【プノンペンIPS=アンドリュー・ネット】
1975年に政権を握ったクメール・ルージュは、いわゆる伝統文化を堕落、頽廃の象徴として組織的に破壊した。音楽も例外ではなかった。国民の誰もが知っている歌手のシン・シサマウス(Sin Shisamaouth)、セレイソシア(Sereysothea)を始めとする多くの歌手が彼らに殺害された。
当時最も人気のあった女性歌手ロス・セレイソシアのショート・ドキュメンタリーの上映実現に奔走するグレッグ・カヒルは、「当時のカンボジアは、アジア音楽シーンの中で最も進んでいたが、クメール・ルージュはレコーディング・スタジオやレコードなど音楽に関する全てのものを手当たり次第に破壊した」と振り返る。しかし、多くのレコードが海外亡命者のお蔭で生き残った。そしてサイケデリックからラテンまで様々なスタイルの数千に及ぶ曲が国際的関心を呼ぶに至った。

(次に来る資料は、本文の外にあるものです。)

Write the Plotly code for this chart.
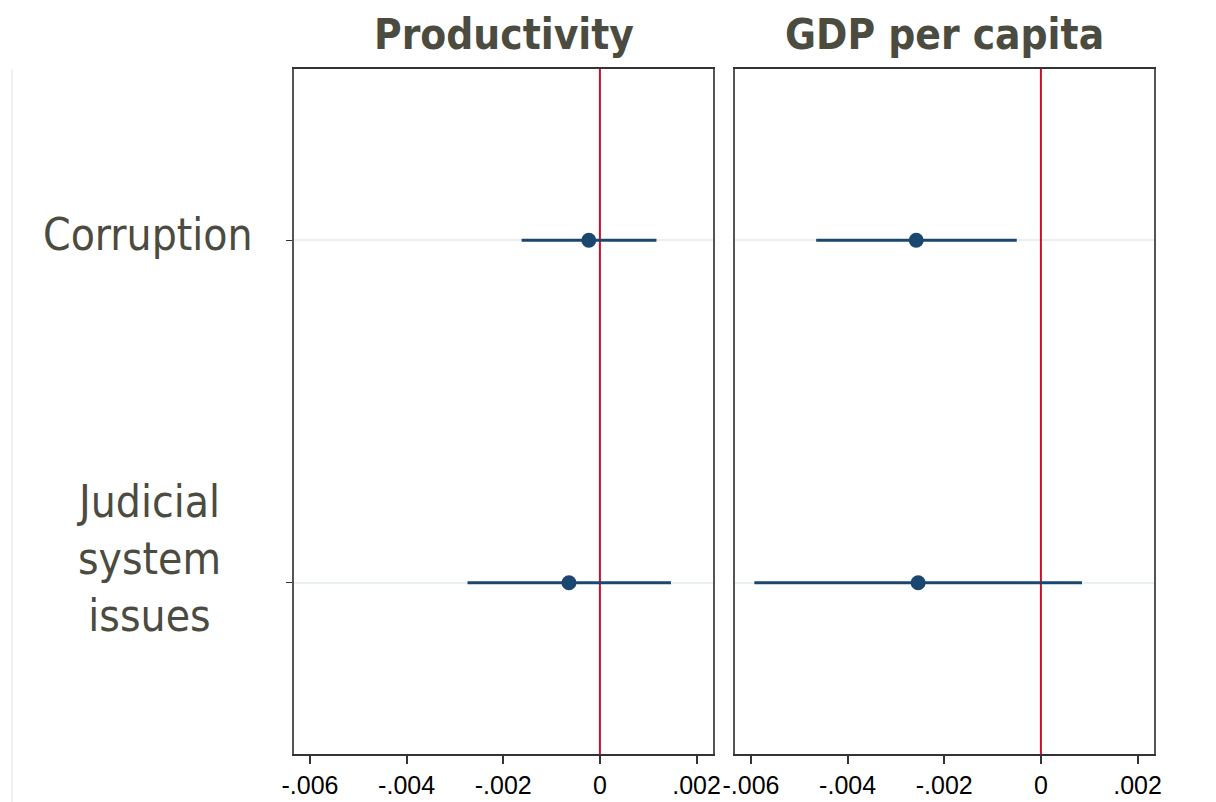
import plotly.graph_objects as go
from plotly.subplots import make_subplots

# Coefficient estimates with 95% confidence intervals
categories = ["Corruption", "Judicial<br>system<br>issues"]
cat_pos = [1, 2]
label_shift = [6, 24]
panels = ["Productivity", "GDP per capita"]

prod_coef = [-0.00023, -0.00064]
prod_lo = [-0.00162, -0.00274]
prod_hi = [0.00117, 0.00147]

gdp_coef = [-0.00258, -0.00254]
gdp_lo = [-0.00465, -0.00593]
gdp_hi = [-0.00050, 0.00085]

tick_vals = [-0.006, -0.004, -0.002, 0, 0.002]
tick_text = ["-.006", "-.004", "-.002", "0", ".002"]

NAVY = "#1a476f"
RED = "#c8102e"
TITLE_COLOR = "#4b4b3f"
NARROW = "DejaVu Sans Condensed, Liberation Sans Narrow, Roboto, sans-serif"

fig = make_subplots(rows=1, cols=2, shared_yaxes=False, horizontal_spacing=0.0256)

series = [(prod_coef, prod_lo, prod_hi), (gdp_coef, gdp_lo, gdp_hi)]
for col, (coef, lo, hi) in enumerate(series, start=1):
    # zero reference line
    fig.add_trace(go.Scatter(x=[0, 0], y=[0.5, 2.5], mode="lines",
                             line=dict(color=RED, width=2), hoverinfo="skip",
                             showlegend=False), row=1, col=col)
    # confidence interval segments
    for i in range(len(coef)):
        fig.add_trace(go.Scatter(x=[lo[i], hi[i]], y=[cat_pos[i], cat_pos[i]],
                                 mode="lines", line=dict(color=NAVY, width=3),
                                 showlegend=False), row=1, col=col)
    # point estimates
    fig.add_trace(go.Scatter(x=coef, y=cat_pos, mode="markers",
                             marker=dict(color=NAVY, size=15),
                             showlegend=False), row=1, col=col)

xr = [-0.00633, 0.00234]
for col in (1, 2):
    fig.update_xaxes(range=xr, tickvals=tick_vals, ticktext=tick_text,
                     ticks="outside", ticklen=8, tickwidth=2, tickcolor="#333",
                     showgrid=False, zeroline=False, showline=True, mirror=True,
                     linecolor="#333", linewidth=2, automargin=False,
                     tickfont=dict(family="Liberation Sans, Arial, sans-serif",
                                   size=25, color="#000"),
                     row=1, col=col)
    fig.update_yaxes(range=[2.5, 0.5], tickvals=cat_pos,
                     ticktext=["", ""], showgrid=True, gridcolor="#e8f0f2",
                     gridwidth=2, zeroline=False, showline=True, mirror=True,
                     linecolor="#555", linewidth=2, automargin=False,
                     ticks="outside" if col == 1 else "", ticklen=6,
                     tickcolor="#333", row=1, col=col)

fig.update_xaxes(domain=[0, 419 / 860], row=1, col=1)
fig.update_xaxes(domain=[441 / 860, 1], row=1, col=2)

annotations = []
# panel titles
for i, name in enumerate(panels):
    annotations.append(dict(text=f"<b>{name}</b>", xref=f"x{'' if i == 0 else 2} domain",
                            yref="paper", x=0.5, y=1.0, yshift=8, xanchor="center",
                            yanchor="bottom", showarrow=False,
                            font=dict(family=NARROW, size=42, color=TITLE_COLOR)))
# category labels
for lab, pos, dy in zip(categories, cat_pos, label_shift):
    annotations.append(dict(text=lab, xref="paper", yref="y", x=(148 - 294) / 860,
                            y=pos, yshift=dy, xanchor="center", yanchor="middle",
                            align="center", showarrow=False,
                            font=dict(family=NARROW, size=44, color=TITLE_COLOR)))
fig.update_layout(annotations=annotations)

# faint rule at the left edge
fig.add_shape(type="line", xref="paper", yref="paper",
              x0=(12 - 294) / 860, x1=(12 - 294) / 860, y0=-48 / 685, y1=1.0,
              line=dict(color="#eef2f4", width=2))

fig.update_layout(width=1216, height=802, paper_bgcolor="white",
                  plot_bgcolor="white",
                  margin=dict(l=294, r=62, t=69, b=48, autoexpand=False))

fig.write_html("out.html")
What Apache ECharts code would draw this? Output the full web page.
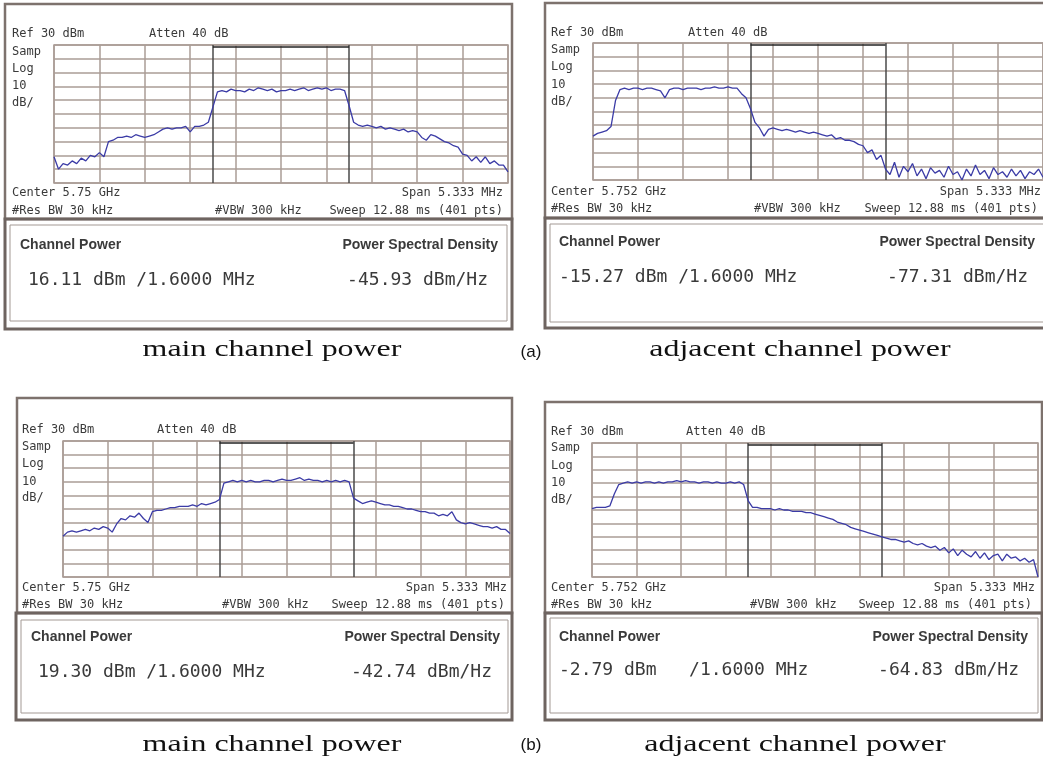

その1つが、カンボジアの戦前の音楽シーンを描いた映画「ゴールデン・ボイス」。もう1つが、ロサンゼルスを拠に活躍する映画監督ジョン・ピロッジが制作中の「Don’t Think I’ve Forgotten」(私が忘れたとは思わないで)だ。2002年の犯罪スリラー映画(マット・ディロン脚本、製作)「シティー・オブ・ゴースト」でもカンボジア音楽が主題歌に使われている。カンボジア生まれのチホム・二モル(Chhom Nimol)をリード・ボーカルとするロサンゼルスのバンド「デング・フィーバー」が演奏する当時のヒット曲のカバー・バージョンもヒットしている。
戦前の音楽をヒップ・ホップなどに取り入れ、よりモダンな表現を目指している広告会社のソク・ビザルは「聞けば聞くほど、戦前音楽が如何に進んでいたかがわかる。タイにもベトナム、ラオスにもこの様な音楽はなかった」と語る。
カンボジアの戦前音楽の発展には2つの理由がある。1つはシアヌーク国王の庇護だ。国王は宮廷音楽家に新たな音楽的試みを奨励したのだ。宮廷音楽家の1人であったシサマウスは60年代カンボジアに西洋音楽を紹介。70年代には国内レコード会社の設立が相次ぎ、レコードの販売網、クラブなどが大いに発達した。第2の理由は、ベトナムの米軍ラジオで放送されていたR&Bやカントリー、ロック・ミュージックの影響である。これら音楽の影響は、伝統的カンボジア楽器で演奏された戦前音楽の中に明らかである。
ビザルは最近自社レーベルを立ち上げ、若いクメールのヒップ・ホップ、ラップバンドのプロモーションを行っている。彼は、5年の内にカンボジア・カルチャーが台頭すると確信している。